"El ganador se lo queda todo", decía Abba. No sé tú, pero a mí esta canción junto con Dancing Queen me encanta. Ya sabes mi gusto por lo friki.

Pero esta historia no sólo cuenta cómo el ganador, los ganadores más bien, se lo llevaron todo aquella vez, sino de cómo quien perdió se quedó mirando, sin saber aún en qué momento empezó a perder.

Días atrás, la chica había recibido una carta muy importante. Ella sabía que, si en el encabezado figuraba el emblema de Asuntos Sociales no era precisamente porque le hubiera tocado un premio. Cada vez que recibía una de esas le recorría un escalofrío. Esta vez, más todavía, ya que ahora la citaban un día a una hora.

Era una chica fantástica siempre que no estuviera borracha, cosa que por desgracia ocurría a menudo. Sus borracheras eran las propias de quien sufre ese hábito, con amistades estrambóticas y costumbres ruidosas. Y era de largas jumeras. A la vista de sus tres hijas, de tres padres distintos, se ve que la chica no perdía su encanto ni borracha. A la más pequeña de las tres oí que no había llegado nunca a tenerla bajo su tutela. Después de permanecer bajo el amparo de los servicios sociales, a los seis meses fue dada en acogida a una familia, que posteriormente también acogió a las otras dos, de siete y diez años, que habían permanecido todo el tiempo con la madre «porque eran más mayores». Me pregunto si alguien es lo suficientemente mayor para ver a su madre tirada en el descansillo de la escalera, durmiendo la mona. En aquellas ocasiones de juergas locas de la chica, los vecinos atendían a las niñas, les daban de comer, les ponían ropa y cuidaban de que se acostaran. Que se preocupasen también de que fueran al colegio era ya pedir mucho, y aunque las castañas que agarraba la chica no le solían durar más de dos días, por ahí se empezó a descubrir el pastel del abandono que sufrían las niñas.

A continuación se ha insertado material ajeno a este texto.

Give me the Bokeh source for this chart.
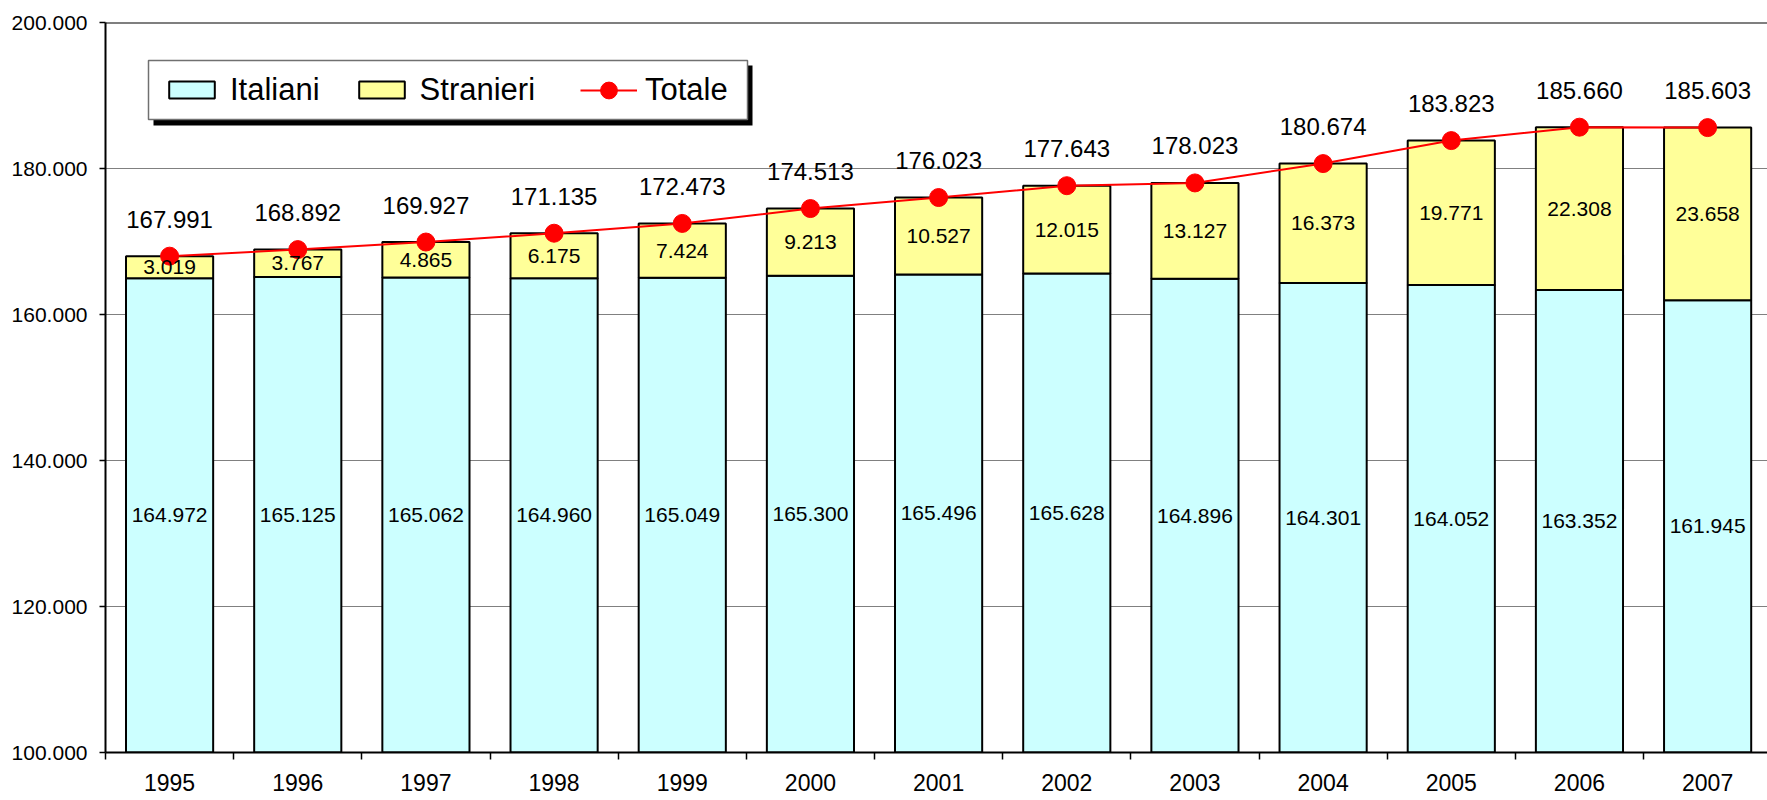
from bokeh.plotting import figure
from bokeh.models import (Range1d, FixedTicker, CustomJSTickFormatter, Span, Legend,
                          LegendItem, BoxAnnotation, ColumnDataSource)
from bokeh.core.properties import value
from bokeh.embed import file_html
from bokeh.resources import INLINE

years = ["1995", "1996", "1997", "1998", "1999", "2000", "2001",
         "2002", "2003", "2004", "2005", "2006", "2007"]
italiani = [164972, 165125, 165062, 164960, 165049, 165300, 165496,
            165628, 164896, 164301, 164052, 163352, 161945]
stranieri = [3019, 3767, 4865, 6175, 7424, 9213, 10527,
             12015, 13127, 16373, 19771, 22308, 23658]
y_ticks = [100000, 120000, 140000, 160000, 180000, 200000]

FONT = "Liberation Sans"
Y0, Y1 = y_ticks[0], y_ticks[-1]


def fmt(v):
    return f"{v:,}".replace(",", ".")


n = len(years)
xs = [i + 0.5 for i in range(n)]
totale = [a + b for a, b in zip(italiani, stranieri)]

src = ColumnDataSource(dict(
    x=xs,
    ital=italiani,
    stra=stranieri,
    tot=totale,
    ital_mid=[(Y0 + a) / 2 for a in italiani],
    stra_mid=[a + b / 2 for a, b in zip(italiani, stranieri)],
    ital_lab=[fmt(v) for v in italiani],
    stra_lab=[fmt(v) for v in stranieri],
    tot_lab=[fmt(v) for v in totale],
))

W, H = 1767, 800
BL, BT, BB = 105, 22, 48
frame_w = W - BL
cat_px = 128.17
FRAME_BOTTOM = H - BB

p = figure(width=W, height=H, output_backend="svg", toolbar_location=None,
           x_range=Range1d(0, frame_w / cat_px), y_range=Range1d(Y0, Y1),
           min_border_left=BL, min_border_right=0, min_border_top=BT,
           min_border_bottom=BB, background_fill_color="white",
           border_fill_color="white", outline_line_color=None)

# axes
p.xaxis.ticker = FixedTicker(ticks=xs, minor_ticks=list(range(n + 1)))
p.xaxis.formatter = CustomJSTickFormatter(args=dict(labels=years),
                                          code="return labels[Math.round(tick - 0.5)];")
p.xaxis.major_tick_out = 0
p.xaxis.major_tick_in = 0
p.xaxis.minor_tick_out = 7
p.xaxis.minor_tick_in = 0
p.xaxis.minor_tick_line_color = "black"
p.xaxis.minor_tick_line_width = 1.5
p.xaxis.axis_line_width = 2
p.xaxis.axis_line_color = "black"
p.xaxis.major_label_text_font = FONT
p.xaxis.major_label_text_font_size = "23px"
p.xaxis.major_label_text_color = "black"
p.xaxis.major_label_standoff = 14

p.yaxis.ticker = FixedTicker(ticks=y_ticks)
p.yaxis.formatter = CustomJSTickFormatter(code="return (tick / 1000).toFixed(3);")
p.yaxis.major_tick_out = 6
p.yaxis.major_tick_in = 0
p.yaxis.minor_tick_out = 0
p.yaxis.minor_tick_in = 0
p.yaxis.major_tick_line_width = 1.5
p.yaxis.major_tick_line_color = "black"
p.yaxis.axis_line_width = 2
p.yaxis.axis_line_color = "black"
p.yaxis.major_label_text_font = FONT
p.yaxis.major_label_text_font_size = "21px"
p.yaxis.major_label_text_color = "black"
p.yaxis.major_label_standoff = 12

p.xgrid.visible = False
p.ygrid.ticker = FixedTicker(ticks=y_ticks[1:-1])
p.ygrid.grid_line_color = "#808080"
p.ygrid.grid_line_width = 1

p.add_layout(Span(location=Y1, dimension="width", line_color="black", line_width=2))

# bars
r_it = p.vbar(x="x", width=0.68, bottom=0, top="ital", source=src,
              fill_color="#CCFFFF", line_color="black", line_width=2)
r_st = p.vbar(x="x", width=0.68, bottom="ital", top="tot", source=src,
              fill_color="#FFFF99", line_color="black", line_width=2)

# totale line
r_ln = p.line(x="x", y="tot", source=src, line_color="#FF0000", line_width=2)
r_pt = p.scatter(x="x", y="tot", source=src, size=18, fill_color="#FF0000",
                 line_color="#FF0000", marker="circle")

# labels
p.text(x="x", y="ital_mid", text="ital_lab", source=src, text_align="center",
       text_baseline="middle", text_font=value(FONT), text_font_size="21px",
       text_color="black")
p.text(x="x", y="stra_mid", text="stra_lab", source=src, text_align="center",
       text_baseline="middle", text_font=value(FONT), text_font_size="21px",
       text_color="black")
p.text(x="x", y="tot", text="tot_lab", source=src, text_align="center",
       text_baseline="middle", y_offset=-37, text_font=value(FONT),
       text_font_size="24px", text_color="black")

# legend frame with shadow (canvas pixels)
p.add_layout(BoxAnnotation(left=153, right=752, top=65, bottom=125,
                           left_units="canvas", right_units="canvas",
                           top_units="canvas", bottom_units="canvas",
                           fill_color="black", fill_alpha=1.0, line_color=None))
p.add_layout(BoxAnnotation(left=148, right=747, top=60, bottom=119,
                           left_units="canvas", right_units="canvas",
                           top_units="canvas", bottom_units="canvas",
                           fill_color="white", fill_alpha=1.0,
                           line_color="#707070", line_width=1.5, line_alpha=1.0))

LEG_CY = 89.5
common = dict(orientation="horizontal", margin=0, padding=0,
              label_text_font=FONT, label_text_font_size="31px",
              label_text_color="black", border_line_color=None,
              background_fill_alpha=0.0)

leg_a = Legend(items=[LegendItem(label="Italiani", renderers=[r_it]),
                      LegendItem(label="Stranieri", renderers=[r_st])],
               location=(170 - BL - 7, FRAME_BOTTOM - (LEG_CY + 18)),
               glyph_width=57, glyph_height=21, label_standoff=10, spacing=33,
               **common)
leg_b = Legend(items=[LegendItem(label="Totale", renderers=[r_ln, r_pt])],
               location=(580 - BL, FRAME_BOTTOM - (LEG_CY + 21)),
               glyph_width=57, glyph_height=42, label_standoff=8, spacing=0,
               **common)
p.add_layout(leg_a)
p.add_layout(leg_b)

open("out.html", "w").write(file_html(p, INLINE))
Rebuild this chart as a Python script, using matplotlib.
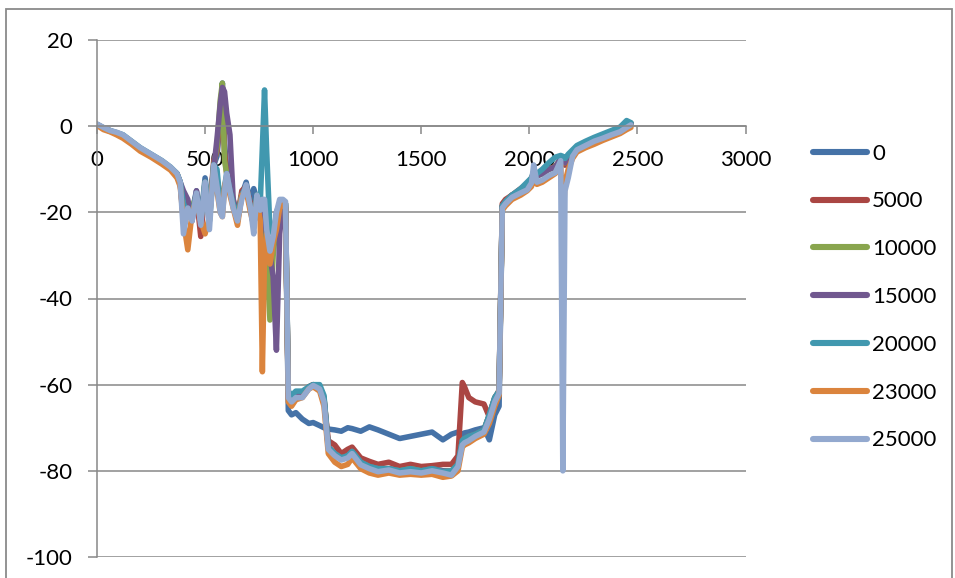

Así que la chica se preparó para acudir a la cita que decía el papel. Iba nerviosa y se olía algo, pero nunca del calibre que luego supo. A mí me dieron ganas de pelear por ella en plan madre coraje. Siempre he pensado que la peor madre del mundo es la mejor para sus hijos. Y esta mujer sería una enferma, seguro. Pero cuando estaba bien sí que cuidaba de sus hijas. Se me partía el corazón de ver que la pobre no sabía que habían supuesto todas esas cosas que le habían estado notificando durante varios años, y que ahora se resumían en la carta. Ponte a explicarle ahora que las hijas a las que veía regularmente estaban no sólo debidamente atendidas con su familia de acogida, sino que estaban más a gusto allí, que preferían estar con ellos que con ella, que nunca habían conocido la tranquilidad de un hogar y que no querían volver ni locas a lo de antes. Encima esta gente había iniciado, hacía mucho, un proceso de adopción de las tres juntas.

Ella creía que no estaban con ella porque no tenía trabajo. Ni remota idea de qué era la patria potestad sobre las niñas, ni menos aún que ya no la tenía, desde hacía tiempo. El hecho ver a las niñas, que para ella era la prueba de que seguían siendo suyas, sólo formaba parte del proceso de desconexión. Las había parido, pero ya no era su madre, ni en los papeles ni en el corazón.

Lo supo cuando vio que la señora que había estado, todo el tiempo, sentada en un banco en la puerta de la sala, balanceándose sobre sí misma y como rezando, apretando contra su boca la medalla que llevaba al cuello, fue a quien las niñas corrieron nada más salir de la sala. Nunca estando con ella se habían tirado a besarla así. Tampoco ella había rezado y sufrido por sus hijas como había hecho aquella señora. Salieron de la sala los padres adoptivos. Esa gente que quería a sus hijas.

Antes de que le llamaran para entrar a ella se fue de allí sin despedirse. Estaba todo mejor así.